L'art. 12 du Statut précise son champ d'application et
les conditions auxquelles la Cour est compétente. Pour cela il faut que
l'Etat sur le territoire duquel un des crimes énumérés
à l'art. 5 du Statut a été commis (génocide, crimes
contre l'humanité, crimes de guerre) soit partie au Statut ou que
l'auteur des crimes en soit ressortissant. Même s'il n'y a aucune
obligation pour la Suisse, sur la base de ce Statut, de poursuivre l'auteur qui
est de passage dans notre pays, elle a tout intérêt à le
faire, ceci afin de ne pas attirer des personnages de cette trempe.

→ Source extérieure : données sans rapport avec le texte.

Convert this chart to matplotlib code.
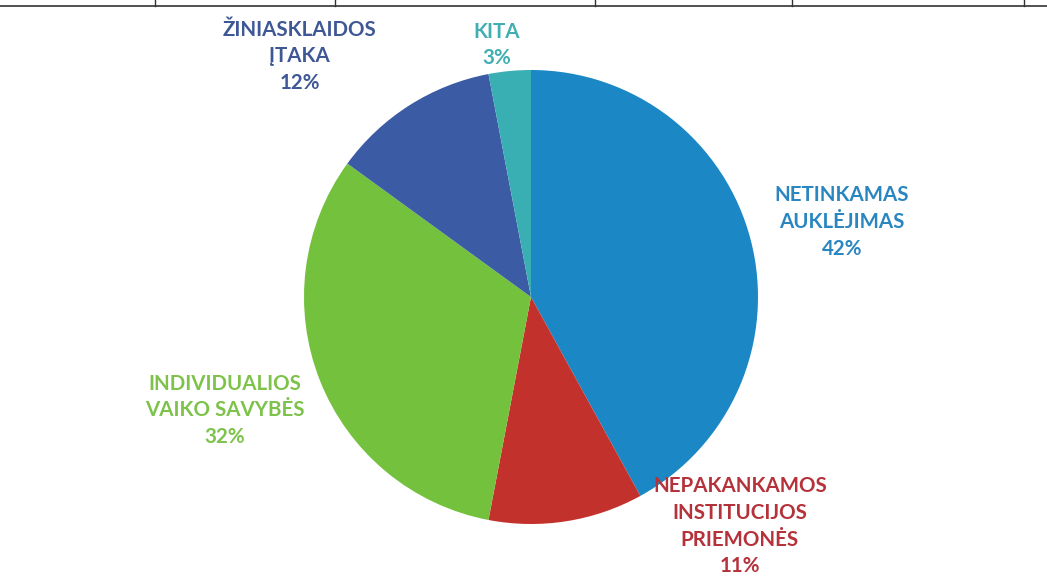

Certains Etats, comme la Belgique et l'Espagne, firent figure
de précurseurs dans ce domaine, ces deux Etats ayant pratiqué
pendant quelques années une définition particulièrement
large de la compétence universelle. Ailleurs en Europe, la question de
savoir dans quelle mesure une telle compétence est justifiée
faisait longtemps l'objet de controverses3. Les
développements juridiques au niveau international de ces
dernières années donnent à penser que la compétence
universelle fait dorénavant largement partie du catalogue de base des
compétences pénales en Europe.
Ce travail traitera de la mise en oeuvre de la
compétence universelle en droit suisse et son application aux cas
spécifiques concernant des personnes accusées de « crimes
internationaux » 4, souvent définis selon le jus cogens.

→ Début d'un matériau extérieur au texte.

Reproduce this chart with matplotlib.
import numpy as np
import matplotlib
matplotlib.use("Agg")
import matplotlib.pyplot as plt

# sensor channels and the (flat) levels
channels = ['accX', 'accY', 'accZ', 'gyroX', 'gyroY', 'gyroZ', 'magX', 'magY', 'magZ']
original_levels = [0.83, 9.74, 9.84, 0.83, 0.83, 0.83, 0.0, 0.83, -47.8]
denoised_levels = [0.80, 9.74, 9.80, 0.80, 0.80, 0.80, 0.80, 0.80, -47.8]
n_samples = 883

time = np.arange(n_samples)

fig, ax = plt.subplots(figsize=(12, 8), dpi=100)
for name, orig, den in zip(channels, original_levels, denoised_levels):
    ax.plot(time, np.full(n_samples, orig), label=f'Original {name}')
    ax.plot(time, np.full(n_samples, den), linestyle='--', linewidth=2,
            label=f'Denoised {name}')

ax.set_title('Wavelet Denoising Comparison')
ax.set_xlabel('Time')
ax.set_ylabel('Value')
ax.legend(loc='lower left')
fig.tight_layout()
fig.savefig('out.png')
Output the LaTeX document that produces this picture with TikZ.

Tout en étant un des Etats les plus dynamiques dans la
création de la CPI5, la Suisse a mis longtemps pour mettre en
oeuvre cette compétence de façon efficace sur son propre
territoire6. Même si le Code pénal militaire suisse
permettait déjà de lutter dans ce sens auparavant, la
nécessité d'adopter une législation expressément
adaptée à ce genre de situation s'est cependant imposée.
Le législateur suisse a décidé de contribuer au combat
contre l'impunité des coupables de crimes de guerre, de génocide
et de crimes contre l'humanité, par le biais de l'adoption de l'art.

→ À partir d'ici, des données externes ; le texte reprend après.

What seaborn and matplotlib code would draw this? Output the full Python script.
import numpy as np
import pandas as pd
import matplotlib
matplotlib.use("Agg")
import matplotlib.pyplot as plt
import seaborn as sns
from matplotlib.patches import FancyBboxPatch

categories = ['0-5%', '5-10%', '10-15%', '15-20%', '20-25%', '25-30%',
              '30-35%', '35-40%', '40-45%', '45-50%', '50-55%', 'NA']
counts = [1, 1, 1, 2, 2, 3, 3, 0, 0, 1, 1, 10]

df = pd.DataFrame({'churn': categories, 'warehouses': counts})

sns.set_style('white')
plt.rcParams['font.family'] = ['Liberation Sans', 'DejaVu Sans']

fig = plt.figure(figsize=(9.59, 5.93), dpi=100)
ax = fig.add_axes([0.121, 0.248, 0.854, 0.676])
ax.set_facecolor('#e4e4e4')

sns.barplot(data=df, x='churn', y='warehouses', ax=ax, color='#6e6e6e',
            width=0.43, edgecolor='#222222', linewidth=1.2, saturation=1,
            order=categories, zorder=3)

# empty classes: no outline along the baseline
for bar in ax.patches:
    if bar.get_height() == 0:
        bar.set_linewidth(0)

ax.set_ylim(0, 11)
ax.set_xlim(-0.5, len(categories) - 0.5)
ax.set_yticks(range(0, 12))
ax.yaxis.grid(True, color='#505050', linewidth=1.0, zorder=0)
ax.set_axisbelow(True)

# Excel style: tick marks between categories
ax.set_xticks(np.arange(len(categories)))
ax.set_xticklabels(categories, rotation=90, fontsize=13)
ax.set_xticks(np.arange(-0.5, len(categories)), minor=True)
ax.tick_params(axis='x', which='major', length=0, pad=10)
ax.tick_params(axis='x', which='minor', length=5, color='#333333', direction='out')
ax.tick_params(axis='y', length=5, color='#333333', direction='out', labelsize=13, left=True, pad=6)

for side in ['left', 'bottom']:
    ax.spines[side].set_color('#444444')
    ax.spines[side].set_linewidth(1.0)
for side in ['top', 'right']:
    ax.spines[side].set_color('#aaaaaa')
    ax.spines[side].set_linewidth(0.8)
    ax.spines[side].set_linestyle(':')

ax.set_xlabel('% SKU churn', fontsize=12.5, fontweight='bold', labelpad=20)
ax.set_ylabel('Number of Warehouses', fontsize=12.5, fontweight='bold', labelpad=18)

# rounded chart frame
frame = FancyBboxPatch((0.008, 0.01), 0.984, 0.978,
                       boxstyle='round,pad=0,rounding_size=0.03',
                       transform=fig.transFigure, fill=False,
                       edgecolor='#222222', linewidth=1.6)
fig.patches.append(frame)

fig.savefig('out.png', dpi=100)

264m du Code pénal suisse (CP). Celui-ci est entré en
vigueur le 1er janvier 2011 dans le cadre de la mise en oeuvre du Statut de
Rome de la CPI. Selon la formulation
1 ZIMMERMANN, p. 516, note 80.
2 KOLB (2012), p. 254.
3 HENZELIN (2009), p. 82ss.
4 HENZELIN (2009), p. 83 ; HURTADO POZO, p. 55.
5 OFJ (2005), p. 12.
6 Voir dans ce sens GRANT (2003).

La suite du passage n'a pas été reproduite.